Donald Hall, from his (in)famous Poetry and Ambition
So the workshop answers the need for a cafe. But I called it the institutionalized cafe, and it differs from the Parisian version by instituting requirements and by hiring and paying mentors. Workshop mentors even make assignments: "Write a persona poem in the voice of a dead ancestor." "Make a poem containing these ten words in this order with as many other words as you wish." "Write a poem without adjectives, or without prepositions, or without content. . . ." These formulas, everyone says, are a whole lot of fun. . . . They also reduce poetry to a parlor game; they trivialize and make safe-seeming the real terrors of real art. This reduction-by-formula is not accidental. We play these games in order to reduce poetry to a parlor game. Games serve to democratize, to soften, and to standardize; they are repellent. Although in theory workshops serve a useful purpose in gathering young artists together, workshop practices enforce the McPoem.
This is your contrary assignment: Be as good a poet as George Herbert. Take as long as you wish.
So does this mean we can't teach young poets by such means? Is that all we can do, say, "see that great poet? go be like her!" My students are smart young women and men. They know the difference between an excursion helping them to see and a poem that teaches them something in its making, that resonates beyond the formula. Write a deep context poem. Sure. It's a trick, a pattern, a suggestion. And it comes along with "Don't write a Google-poem, a wiki-poem." And then we talk about that. And then they go to an American lit class and meet the unilimited ambition of Whitman and Melville. And the uncertainty.
Coming soon--"how not to write a google poem" and "what can be taught and when."
dw
2 comments:
"That poetry workshop was the best of a dozen I taught during my years at Michigan. The students, who ranged from sophomores to graduate students, were smart, funny, lively, talented, outrageous, and agreeable. We met one long evening every week in the big living room of the old farmhouse I rented, cramped between newer houses on South University Avenue.
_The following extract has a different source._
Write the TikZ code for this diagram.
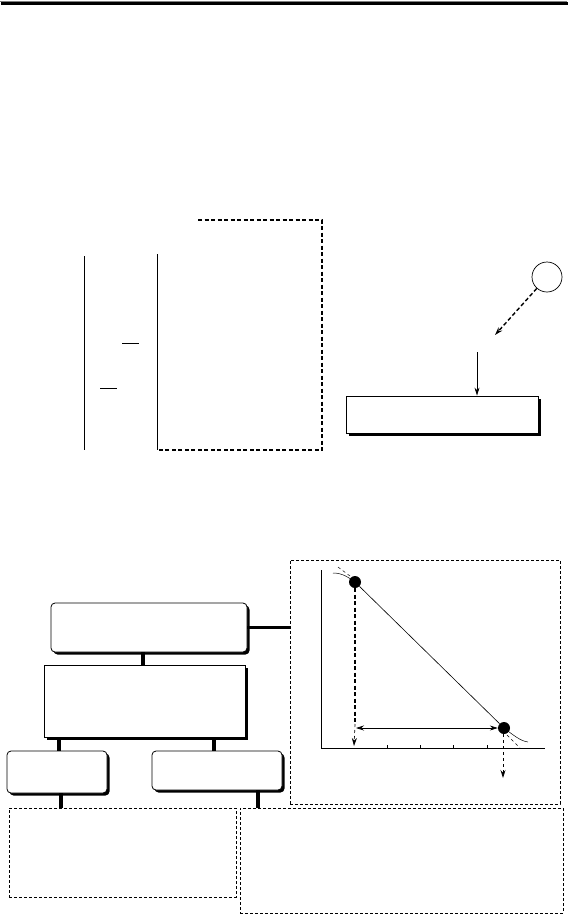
\documentclass[tikz,border=0pt]{standalone}
\usetikzlibrary{shadows,arrows.meta,calc}
\begin{document}
\begin{tikzpicture}[x=1pt,y=-1pt,
  shbox/.style={draw,line width=0.8pt,fill=white,inner sep=0pt,
    drop shadow={shadow xshift=2.5pt,shadow yshift=-2.5pt,fill=black,opacity=1}},
  rbox/.style={shbox,rounded corners=4pt},
  conn/.style={line width=3.5pt},
  dbox/.style={draw,dashed,line width=0.6pt,inner sep=0pt,dash pattern=on 3pt off 2pt},
  tdash/.style={line width=1.8pt,dash pattern=on 4pt off 2.5pt},
  arr/.style={-{Stealth[length=8pt,width=5pt]}},
  dot/.style={circle,fill=black,inner sep=0pt,minimum size=12pt}]
\useasboundingbox (0,0) rectangle (570,916);
% top rule
\draw[gray,line width=1pt] (0,1.5) -- (567,1.5);
\draw[line width=2.2pt] (1,3.5) -- (568,3.5);
% upper left lines
\draw[line width=0.9pt] (84,256) -- (84,450);
\draw[line width=0.9pt] (157,254) -- (157,450);
\draw[line width=0.9pt] (122,343) -- (139,343);
\draw[line width=0.9pt] (100,388) -- (117,388);
\draw[tdash] (198,220) -- (322,220) -- (322,450) -- (157,450);
% upper right
\node[draw,circle,line width=0.7pt,minimum size=30pt,inner sep=0pt] (c) at (547,277) {};
\coordinate (e1) at (495,335);
\draw[tdash,line width=1.4pt,arr] (c) -- (e1);
\node[shbox,minimum width=192pt,minimum height=37pt] (rb) at (442,414.5) {};
\coordinate (a1) at (477,352);
\draw[line width=0.8pt,arr] (a1) -- (a1 |- rb.north);
% lower left boxes
\node[rbox,minimum width=196pt,minimum height=49pt] (b1) at (149,627.5) {};
\node[shbox,minimum width=201pt,minimum height=72pt] (b2) at (144.5,701) {};
\node[rbox,minimum width=100pt,minimum height=42pt] (b3) at (57,772) {};
\node[rbox,minimum width=130pt,minimum height=39pt] (b4) at (217,770.5) {};
\node[dbox,minimum width=227pt,minimum height=89pt] (d1) at (122.5,852.5) {};
\node[dbox,minimum width=323pt,minimum height=105pt] (d2) at (401.5,860.5) {};
\node[dbox,minimum width=270pt,minimum height=244pt] (g) at (425,682) {};
\draw[conn] ([xshift=-6pt]b1.south) -- ([xshift=-6pt]b1.south |- b2.north);
\draw[conn] ([xshift=2pt]b3.north |- b2.south) -- ([xshift=2pt]b3.north);
\draw[conn] ([xshift=-3pt]b4.north |- b2.south) -- ([xshift=-3pt]b4.north);
\draw[conn] ([xshift=4pt]b3.south) -- ([xshift=4pt]b3.south |- d1.north);
\draw[conn] ([xshift=41pt]b4.south) -- ([xshift=41pt]b4.south |- d2.north);
\draw[conn] (b1.east) -- (b1.east -| g.west);
% graph
\draw[line width=0.8pt] (321,570) -- (321,748) -- (545,748);
\foreach \t in {387,420,453,487} \draw[line width=0.8pt] (\t,748) -- (\t,745);
\node[dot] (p1) at (355,582) {};
\node[dot] (p2) at (504,728) {};
\draw[line width=0.6pt] (p1) -- (p2);
\draw[line width=0.5pt] (333,573) .. controls (342,573) and (348,577) .. (p1.center);
\draw[line width=0.5pt,dashed] (338,567) -- (350,576);
\draw[line width=0.5pt] (p2.center) .. controls (512,734) and (520,741) .. (528,742);
\draw[line width=0.5pt,dashed] (507,735) -- (520,748);
\coordinate (q1) at (355,724);
\draw[tdash] (p1.south) -- (q1);
\coordinate (q2) at (354,746);
\draw[dashed,line width=0.7pt,arr] (q1) -- (q2);
\draw[line width=0.7pt,{Stealth[length=8pt,width=5pt]}-{Stealth[length=8pt,width=5pt]}] (356,728) -- (p2.west);
\coordinate (q3) at (503,778);
\draw[dashed,line width=0.8pt,arr] (p2.south -| q3) -- (q3);
\end{tikzpicture}
\end{document}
We drank a case or two of beer and argued about poems. For the first few meetings I held the floor - talking about student work and about poems from an anthology - to establish criteria and provide vocabulary. Before long the students took over direction of this class, in high hilarious seriousness, praising and blaming. They loved and assaulted each other, using critical terms like "shit," caring for poetry not diplomacy."
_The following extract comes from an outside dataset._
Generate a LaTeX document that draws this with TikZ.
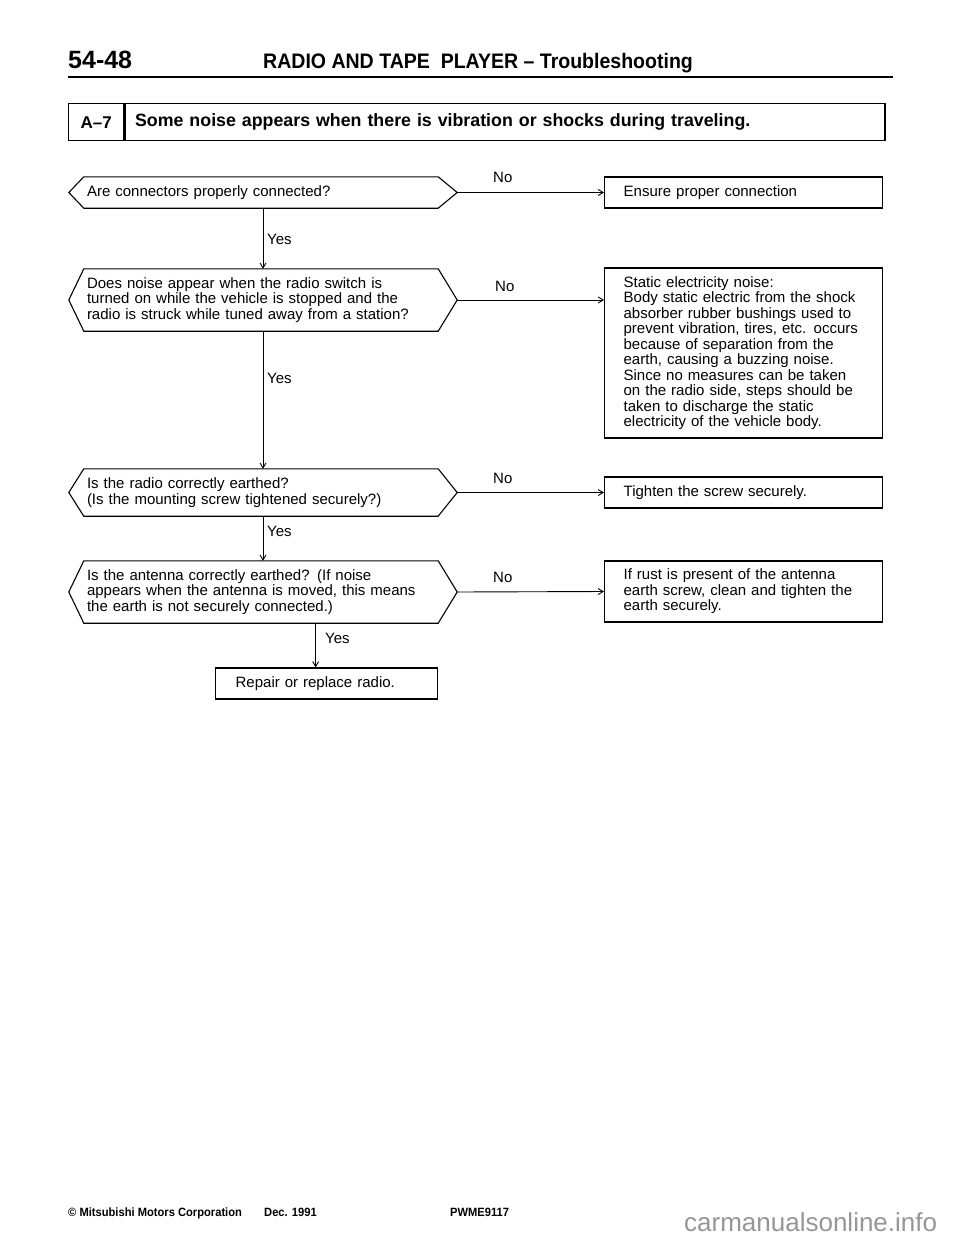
\documentclass[tikz,border=0pt]{standalone}
\usepackage{fontspec}
\setmainfont{Liberation Sans}
\usepackage{graphicx}
\usepackage{tikz}
\usetikzlibrary{arrows.meta,positioning,calc}
\definecolor{markGray}{RGB}{150,150,150}

% outline of a question box: blunt point left and right
\newcommand{\hexout}[1]{%
  \draw[hexline] ([xshift=15pt]#1.north west) -- ([xshift=-19pt]#1.north east)
    -- (#1.east) -- ([xshift=-19pt]#1.south east)
    -- ([xshift=15pt]#1.south west) -- (#1.west) -- cycle;}

\begin{document}
\begin{tikzpicture}[x=1pt,y=-1pt,
    body/.style={font=\fontsize{15}{15.5}\selectfont},
    question/.style={body, align=left, text width=352pt, inner xsep=18pt, inner ysep=0pt},
    hexline/.style={line width=1.1pt},
    result/.style={body, draw, line width=1.3pt, align=left, text width=240pt,
                   inner xsep=19pt, inner ysep=0pt, anchor=west},
    flow/.style={line width=0.9pt, -{Straight Barb[length=5pt,width=6pt]}},
    answer/.style={body, anchor=west, inner sep=0pt}]
  \fill[white] (0,0) rectangle (960,1239);
  \useasboundingbox (0,0) rectangle (960,1239);

  % Header
  \node[font=\bfseries\fontsize{25}{25}\selectfont, anchor=base west, inner sep=0pt]
    (pagenum) at (68,68) {54-48};
  \node[font=\bfseries\fontsize{21}{21}\selectfont, anchor=base west, inner sep=0pt]
    (title) at (263,68) {\scalebox{0.93}[1]{RADIO AND TAPE\ \ PLAYER -- Troubleshooting}};
  \draw[line width=2.5pt] (68,77) -- (893,77);

  % Symptom
  \node[draw, line width=1.4pt, minimum width=55pt, minimum height=37pt, anchor=north west,
        font=\bfseries\fontsize{17}{17}\selectfont]
    (code) at (68,103) {A--7};
  \node[draw, line width=1.4pt, minimum height=37pt, anchor=north west, align=left,
        text width=740pt, inner xsep=10pt, font=\bfseries\fontsize{17.8}{17.8}\selectfont]
    (symptom) at (code.north east) {Some noise appears when there is vibration or shocks during traveling.};

  % Questions
  \node[question, minimum height=31pt] (conn) at (263,192.5)
    {Are connectors properly connected?};
  \node[question, minimum height=62pt] (noise) at (263,300)
    {Does noise appear when the radio switch is\\
     turned on while the vehicle is stopped and the\\
     radio is struck while tuned away from a station?};
  \node[question, minimum height=47pt] (earth) at (263,492.5)
    {Is the radio correctly earthed?\\
     (Is the mounting screw tightened securely?)};
  \node[question, minimum height=62pt] (antenna) at (263,592)
    {Is the antenna correctly earthed? (If noise\\
     appears when the antenna is moved, this means\\
     the earth is not securely connected.)};
  \hexout{conn}
  \hexout{noise}
  \hexout{earth}
  \hexout{antenna}

  % Remedies
  \node[result, minimum height=31pt] (ensure) at (604,192.5) {Ensure proper connection};
  \node[result, minimum height=170pt] (static) at (604,353)
    {Static electricity noise:\\
     Body static electric from the shock\\
     absorber rubber bushings used to\\
     prevent vibration, tires, etc. occurs\\
     because of separation from the\\
     earth, causing a buzzing noise.\\
     Since no measures can be taken\\
     on the radio side, steps should be\\
     taken to discharge the static\\
     electricity of the vehicle body.};
  \node[result, minimum height=31pt] (tighten) at (604,492.5) {Tighten the screw securely.};
  \node[result, minimum height=61pt] (rust) at (604,591.5)
    {If rust is present of the antenna\\
     earth screw, clean and tighten the\\
     earth securely.};
  \node[result, text width=182pt, inner xsep=20pt, minimum height=31pt]
    (repair) at (215,683.5) {Repair or replace radio.};

  % Arrows
  \draw[flow] (conn.south) -- (noise.north);
  \draw[flow] (noise.south) -- (earth.north);
  \draw[flow] (earth.south) -- (antenna.north);
  \draw[flow] ([xshift=-11pt]repair.north |- antenna.south) -- ([xshift=-11pt]repair.north);
  \draw[flow] (conn.east) -- (ensure.west);
  \draw[flow] (noise.east) -- (noise.east -| static.west);
  \draw[flow] (earth.east) -- (tighten.west);
  \draw[flow] (antenna.east) -- (rust.west);

  % Answers
  \node[answer] (no1) at (493,177) {No};
  \node[answer] (no2) at (495,286) {No};
  \node[answer] (no3) at (493,478) {No};
  \node[answer] (no4) at (493,577) {No};
  \node[answer] (yes1) at (267,239) {Yes};
  \node[answer] (yes2) at (267,378) {Yes};
  \node[answer] (yes3) at (267,531) {Yes};
  \node[answer] (yes4) at (325,638) {Yes};

  % Footer
  \node[font=\bfseries\fontsize{12}{12}\selectfont, anchor=base west, inner sep=0pt]
    (corp) at (68,1216) {\scalebox{0.93}[1]{\textcopyright\ Mitsubishi Motors Corporation}};
  \node[font=\bfseries\fontsize{12}{12}\selectfont, anchor=base west, inner sep=0pt]
    (date) at (264,1216) {\scalebox{0.93}[1]{Dec. 1991}};
  \node[font=\bfseries\fontsize{12}{12}\selectfont, anchor=base west, inner sep=0pt]
    (pwme) at (450,1216) {\scalebox{0.93}[1]{PWME9117}};
  \node[font=\fontsize{26}{26}\selectfont, text=markGray, anchor=base west, inner sep=0pt]
    (site) at (684,1231) {carmanualsonline.info};
\end{tikzpicture}
\end{document}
Donald Hall in The Best Day the Worst Day
Donald Hall's "Mcpoem" comment might rub people the wrong way, but there's definitely something wonderful about the way his workshop classes worked. And my favorite poet, Jane Kenyon, came out of that class.
The cases of beer is an interesting idea...
I think D. H. often wants to have it both ways. I'll post more on this soon. And, no, we will not be having cases of beer. Cookies? Pizza? Maybe those.